144 Mo. App. 61 | Mo. Ct. App. | 1910
This action was begun November 6,1906, in the probate court of Buchanan county, by the filing of a demand of $1582.43, in favor of the Fullerton Lumber Company, a corporation, and against the estate of Joseph Massard, deceased. The demand was an open account for lumber and materials sold by plaintiff to Massard between January 3, 1901, and July 24, 1905, and the account contained several hundred debit and credit items. Plaintiff was allowed $1497.43 on the. demand by the probate court and defendant appealed to the circuit court. On motion of plaintiff and over the objection of defendant, the.cause was referred to a referee “to hear the evidence and make findings of fact and conclusions of law and to report the same to this court,” etc. After the cause was referred, and before the referee filed his report, plaintiff filed an amended petition in which, for the first time, the attempt was made to divide the running account into two separate and distinct causes of action. The first of these alleged causes embraced the items of the account between the dates of January 3, 1901, and July 8, 1903, and on these items, plaintiff demanded the sum of $921.92 against the estate. The second cause was founded on the items from July 8, 1903, to July 24, 1905, and judgment for $660.46 was prayed on that account. These two causes -are made the subject of separate counts and the reason plaintiff gives for the separation of the account into two causes is that plaintiff was a copartnership prior to July 8,1903, and after that date, transacted business as a corporation. It is alleged that the indebtédness due the partnership was sold and assigned to the corporation July 8, 1903.
The principal defense is found in the following paragraph of the answer: “Defendant states that before the filing of this cause against the defendant, the plaintiff had instituted suit in probate court against the defendant and had recovered from the defendant its account or demand against the estate of Joseph M'.
It is conceded that on June 12, 1905, plaintiff filed a demand in the probate court for $295.40 against the defendant estate and that this demand consisted of a part of the present account. Plaintiff was allowed the full amount of that demand before the institution of the present action.
In two ways plaintiff attempts to parry the defense of a splitting of the cause of action: First, counsel say that the account on which judgment was rendered by the probate court for $295.40 contained only items for sales of lumber and material made by the corporation after July 8, 1903, and, therefore, that the judgment could not affect the cause of action in the first count which had accrued to the partnership before that date; and, second, that it could not defeat the second count for the reason that the splitting of that cause of action was done by plaintiff at the specific request of defendant. In the report of the referee these contentions of plaintiff are approvingly recognized, both in the findings of fact and conclusions of law, but the difficulty with plaintiff’s position before us is that the trial court sustained the exceptions of defendant to that report; set it aside in toto and, on the evidence, made new findings of fact and conclusions of law which give plaintiff no ground on which to predicate either contention and which, in the condition of the record in respect of the facts, compel us to accept the court’s findings of fact as conclusive.

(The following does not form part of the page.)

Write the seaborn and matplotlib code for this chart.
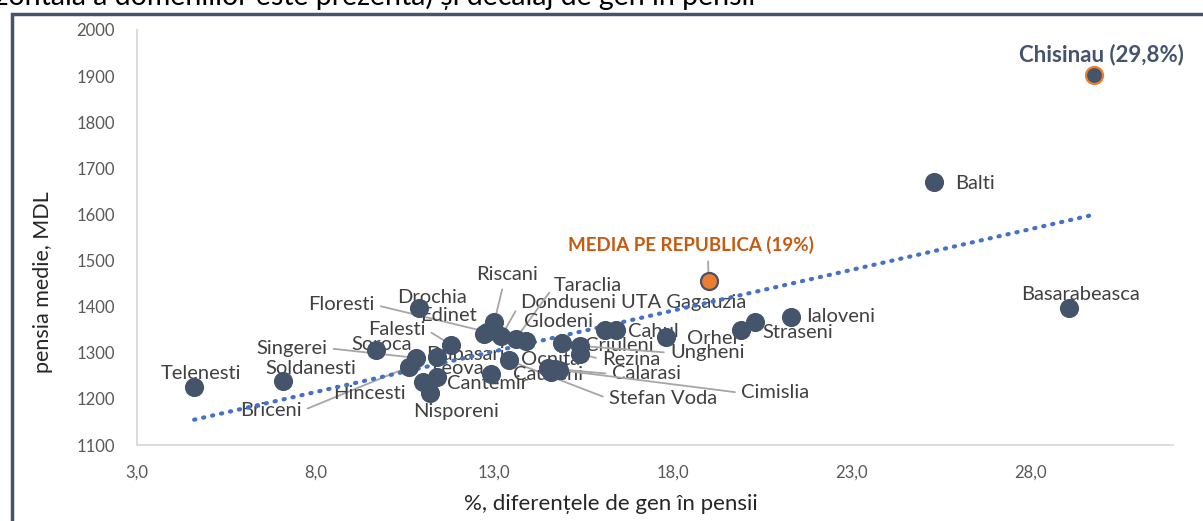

Plaintiff failed to preserve.
It is held in Utley v. Hill: “It was hence entirely competent for the trial court, in the case at bar, to set aside the finding of the referee in favor of plaintiff, and then to find for the defendants upon the evidence reported by the referee. This is the true rule; for while this court, on appeal, has always treated the report of a referee as a special verdict, and refused to disturb it if there was substantial evidence to support it (Berthold v. O’Hara, 121 Mo. 1. c. 97), still the power of the circuit court is very different; for in such cases, a jury being waived, the case is triable before the court, and because the court has not the time to try such cases it calls in the aid of a referee to take the testimony. The referee’s power is limited to recommending a judgment. The duty and responsibility as to the judgment rests upon the court. The referee can aid, but not bind, the judge. And, with all the evidence before the court, it would be a useless and expensive proceeding to refer the case to the same or another referee; for, perchance, the referee would find the facts the same way again, and so the expensive luxury would have to be repeated, until some referee could be found who would find the facts as the judge all the while believed they should be found, and as he could and should have found them upon the coming in of the first report.”
It is apparent the attempted separation of the account into two causes of action was a maneuver to escape the defense of res ad judicata. The judgment is affirmed.